PhD Annual Symposium 2026 – Hosted by HEC Montréal

Présentation orale #2: Markets, Consumers & Meaning

Quand: jeudi, 12 mars 2026 — 14 h 00–15 h 30
Salle: A.451 — Deloitte


Présentations

1. Samira Benkhelfallah

Titre: Understanding Consumer Co-creation Behavior through a Holistic and Integrative Approach

Résumé: This research focuses on understanding consumer co-creation behavior by adopting a holistic and integrative approach. To this end, a qualitative study was conducted with internal and external stakeholders to collectively explore co-creation behavior. This study makes an original contribution to the existing literature by investigating co-creation in a real-life context. From a managerial perspective, this research provides managers with insights into the opportunity to anchor co-creation initiatives within the organizational structure of the company in order to improve the quality of the service offered.


2. Dania Kyle

Titre: The Secret of Villains: Being Bad is the New Good

Résumé: Often confused with bad boys and antiheroes, villains are continuously defined differently. This paper aims to conceptualize what makes a good antagonist for brands. Four good villain archetypes are defined, along with key characteristics to create their persuasive backgrounds and motives. Good villains benefit a story: they are good for brands, depending on the storyline’s context. Although they break out of the dichotomy between good and evil, they provoke consumers to experience positive feelings for them, such as attachment and love. These compelling characters are a source of loyalty, value, and engagement for brands. Character analyses advance our knowledge in Consumer Culture Theory (CCT) and in storytelling techniques, improving the impact of narratives, identity work, emotions, and brand attachment. My conceptualization is the main contribution of this paper, which offers definitions for four antagonist archetypes. These different characters turn into good villains when consumers empathize with their compelling backstories, and once they become emotionally captivated by their biographies, personality traits, behaviors, and powers. CCT researchers and marketers discover the importance of creating good villains and how to incorporate them in transmedia brands: provoking certain emotions can entice positive reactions, increase audiences’ involvement with brands, and promote a larger fan base.


3. Alexis Perreault

Titre: Planning Horizon and Repeated Goal Attainment as Boundary Conditions to the Goal-Gradient Effect in Loyalty Programs

Résumé: Despite their reliance on loyalty programs to foster re-patronage, firms face substantial member disengagement, challenging the applicability of goal-gradient theory, which posits increasing motivation as individuals approach a goal.
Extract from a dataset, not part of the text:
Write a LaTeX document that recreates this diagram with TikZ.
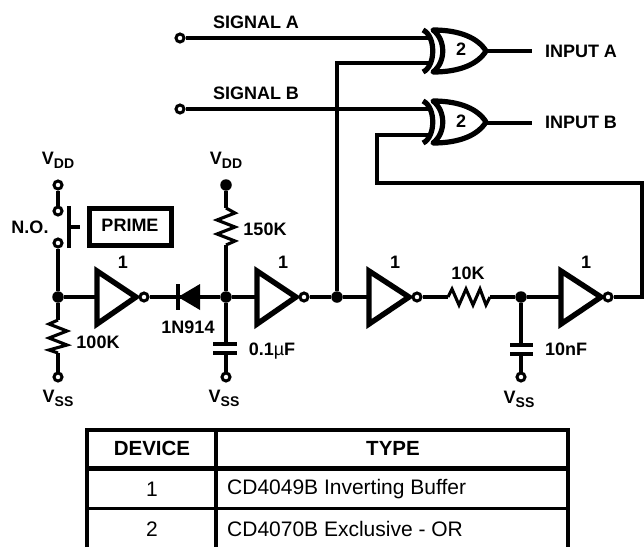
\documentclass[tikz,border=0pt]{standalone}
\usepackage{fontspec}
\setmainfont{Liberation Sans}
\usepackage{tikz}
\newcommand{\lowtxt}[1]{\raisebox{-4pt}{\fontsize{14}{14}\selectfont #1}}
\tikzset{
	wire/.style = {line width = 3.1},
	gate/.style = {line width = 5.4, line join = miter},
	xorgate/.style = {line width = 5.2, line join = round},
	plate/.style = {line width = 3.4},
	bubble/.style = {circle, draw, line width = 3, fill = white, inner sep = 0, minimum size = 8},
	joint/.style = {circle, fill = black, inner sep = 0, minimum size = 11.5},
	lab/.style = {inner sep = 0, font = \fontsize{18}{20}\selectfont\bfseries},
	cell/.style = {inner sep = 0, font = \fontsize{21}{24}\selectfont},
	head/.style = {inner sep = 0, font = \fontsize{20.5}{24}\selectfont\bfseries}
}

\begin{document}
\begin{tikzpicture}[x = 1pt, y = -1pt]
	\useasboundingbox (0,0) rectangle (644,547);
	% terminals and joints
	\node [bubble] (sigA) at (180,38) {};
	\node [bubble] (sigB) at (180,109) {};
	\node [bubble] (vddA) at (58,185) {};
	\node [bubble] (swA) at (58,211) {};
	\node [bubble] (swB) at (58,243) {};
	\node [joint] (jA) at (58,297) {};
	\node [bubble] (vssA) at (58,377) {};
	\node [joint] (vddB) at (226,185) {};
	\node [joint] (jB) at (226,297) {};
	\node [bubble] (vssB) at (226,377) {};
	\node [joint] (jC) at (337,297) {};
	\node [joint] (jD) at (521,297) {};
	\node [bubble] (vssC) at (521,377) {};
	\node [bubble] (outA) at (144,297) {};
	\node [bubble] (outB) at (304,297) {};
	\node [bubble] (outC) at (417,297) {};
	\node [bubble] (outD) at (608,297) {};
	\coordinate (inA) at (97,297);
	\coordinate (inB) at (257,297);
	\coordinate (inC) at (369,297);
	\coordinate (inD) at (561,297);
	\coordinate (xaT) at (431,38);
	\coordinate (xaL) at (431,63);
	\coordinate (xaO) at (486,51);
	\coordinate (xaE) at (532,51);
	\coordinate (xbT) at (431,109);
	\coordinate (xbL) at (431,135);
	\coordinate (xbO) at (486,123);
	\coordinate (xbE) at (532,123);
	\coordinate (r1a) at (58,320);
	\coordinate (r1b) at (58,353);
	\coordinate (r2a) at (226,208);
	\coordinate (r2b) at (226,245);
	\coordinate (r3a) at (448,297);
	\coordinate (r3b) at (490,297);
	\coordinate (c1a) at (226,344);
	\coordinate (c1b) at (226,353);
	\coordinate (c2a) at (521,345);
	\coordinate (c2b) at (521,354);
	% wires
	\draw [wire] (vddA) -- (swA);
	\draw [wire] (swB) -- (jA);
	\draw [wire] (jA) -- (r1a);
	\draw [wire] (r1b) -- (vssA);
	\draw [wire] (jA) -- (inA);
	\draw [wire] (outA) -- (jB);
	\draw [wire] (vddB) -- (r2a);
	\draw [wire] (r2b) -- (jB);
	\draw [wire] (jB) -- (c1a);
	\draw [wire] (c1b) -- (vssB);
	\draw [wire] (jB) -- (inB);
	\draw [wire] (outB) -- (jC);
	\draw [wire] (jC) -- (inC);
	\draw [wire] (outC) -- (r3a);
	\draw [wire] (r3b) -- (jD);
	\draw [wire] (jD) -- (c2a);
	\draw [wire] (c2b) -- (vssC);
	\draw [wire] (jD) -- (inD);
	\draw [wire] (sigA) -- (xaT);
	\draw [wire] (sigB) -- (xbT);
	\draw [wire] (jC) |- (xaL);
	\draw [wire] (xaO) -- (xaE);
	\draw [wire] (xbO) -- (xbE);
	\draw [wire, line join = miter] (outD) -- (642,297) -- (642,183) -- (377,183) -- (377,135) -- (xbL);
	% inverters
	\draw [gate] (97,271) -- (136,297) -- (97,324) -- cycle;
	\draw [gate] (257,271) -- (296,297) -- (257,324) -- cycle;
	\draw [gate] (369,271) -- (409,297) -- (369,324) -- cycle;
	\draw [gate] (561,271) -- (601,297) -- (561,324) -- cycle;
	% exclusive-or gates
	\draw [xorgate] (423,30) .. controls (436,36) and (436,66) .. (423,72);
	\draw [xorgate] (433,30) .. controls (446,40) and (446,62) .. (433,72) .. controls (460,72) and (478,64) .. (486,51) .. controls (478,38) and (460,30) .. (433,30) -- cycle;
	\draw [xorgate] (423,101) .. controls (436,107) and (436,137) .. (423,143);
	\draw [xorgate] (433,101) .. controls (446,111) and (446,133) .. (433,143) .. controls (460,143) and (478,135) .. (486,122) .. controls (478,109) and (460,101) .. (433,101) -- cycle;
	% diode
	\fill (200,284) -- (178,297) -- (200,310) -- cycle;
	\draw [plate] (178,284) -- (178,310);
	% resistors
	\draw [wire] (r1a) -- (49,324) -- (67,331) -- (49,338) -- (67,345) -- (49,350) -- (r1b);
	\draw [wire] (r2a) -- (235,213) -- (217,220) -- (235,227) -- (217,234) -- (235,241) -- (r2b);
	\draw [wire] (r3a) -- (452,289) -- (459,305) -- (466,289) -- (473,305) -- (480,289) -- (486,305) -- (r3b);
	% capacitors
	\draw [plate] (213,344) -- (237,344);
	\draw [plate] (213,353) -- (237,353);
	\draw [plate] (510,345) -- (533,345);
	\draw [plate] (510,354) -- (533,354);
	% switch
	\draw [plate] (69,206) -- (69,248);
	\draw [plate] (69,227) -- (80,227);
	\node [draw, line width = 5, inner sep = 0, minimum width = 82, minimum height = 37, lab] (prime) at (130,226.5) {\raisebox{3pt}{PRIME}};
	% labels
	\node [lab] (sigAl) at (256,22) {SIGNAL A};
	\node [lab] (sigBl) at (256,93) {SIGNAL B};
	\node [lab] (inputA) at (581,51) {INPUT A};
	\node [lab] (inputB) at (581,122) {INPUT B};
	\node [lab] (xa) at (461,49) {2};
	\node [lab] (xb) at (461,121) {2};
	\node [lab] (noswitch) at (30,227) {N.O.};
	\node [lab] (vddAl) at (58,160) {V\lowtxt{DD}};
	\node [lab] (vddBl) at (226,160) {V\lowtxt{DD}};
	\node [lab] (vssAl) at (58,398) {V\lowtxt{SS}};
	\node [lab] (vssBl) at (224,398) {V\lowtxt{SS}};
	\node [lab] (vssCl) at (519,399) {V\lowtxt{SS}};
	\node [lab] (invAl) at (123,262) {1};
	\node [lab] (invBl) at (283,262) {1};
	\node [lab] (invCl) at (395,262) {1};
	\node [lab] (invDl) at (586,262) {1};
	\node [lab] (r1l) at (98,342) {100K};
	\node [lab] (r2l) at (265,229) {150K};
	\node [lab] (r3l) at (468,273) {10K};
	\node [lab] (diodel) at (188,327) {1N914};
	\node [lab] (c1l) at (272,351) {0.1{\mdseries µ}F};
	\node [lab] (c2l) at (566,349) {10nF};
	% table
	\draw [line width = 4] (87,547) -- (87,430) -- (568,430) -- (568,547);
	\draw [line width = 5] (87,468) -- (568,468);
	\draw [line width = 3] (87,508) -- (568,508);
	\draw [line width = 3.5] (216,430) -- (216,547);
	\node [head] (device) at (152,448) {DEVICE};
	\node [head] (type) at (393,448) {TYPE};
	\node [cell] (one) at (152,489) {1};
	\node [cell, right] (bufr) at (227,489) {CD4049B Inverting Buffer};
	\node [cell] (two) at (152,529) {2};
	\node [cell, right] (xorr) at (227,529) {CD4070B Exclusive - OR};
\end{tikzpicture}
\end{document}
While prior research provides evidence of this effect within single earn–redeem cycles, little is known about its persistence across repeated reward attainments. Drawing on transactional and survey data from 6,967 airline loyalty program members, 393,033 unique transactions leading to 27,433 goals over a seventeen-year period, this research examines how repeated goal attainment and consumers’ planning horizons jointly shape goal-directed purchase behavior. The findings reveal a pronounced attenuation of the goal-gradient effect: although members accelerate point-earning behavior when approaching initial rewards, this acceleration diminishes and ultimately reverts in subsequent redemptions. Furthermore, planning horizon moderates this dynamic: short-term oriented consumers exhibit sharper declines in accelerative behavior across successive goal cycles. By extending the goal-gradient framework to recurring goal contexts and identifying a theoretically meaningful boundary condition, this research offers new insight into the temporal dynamics of loyalty program engagement and provides actionable implications for reward-structure design.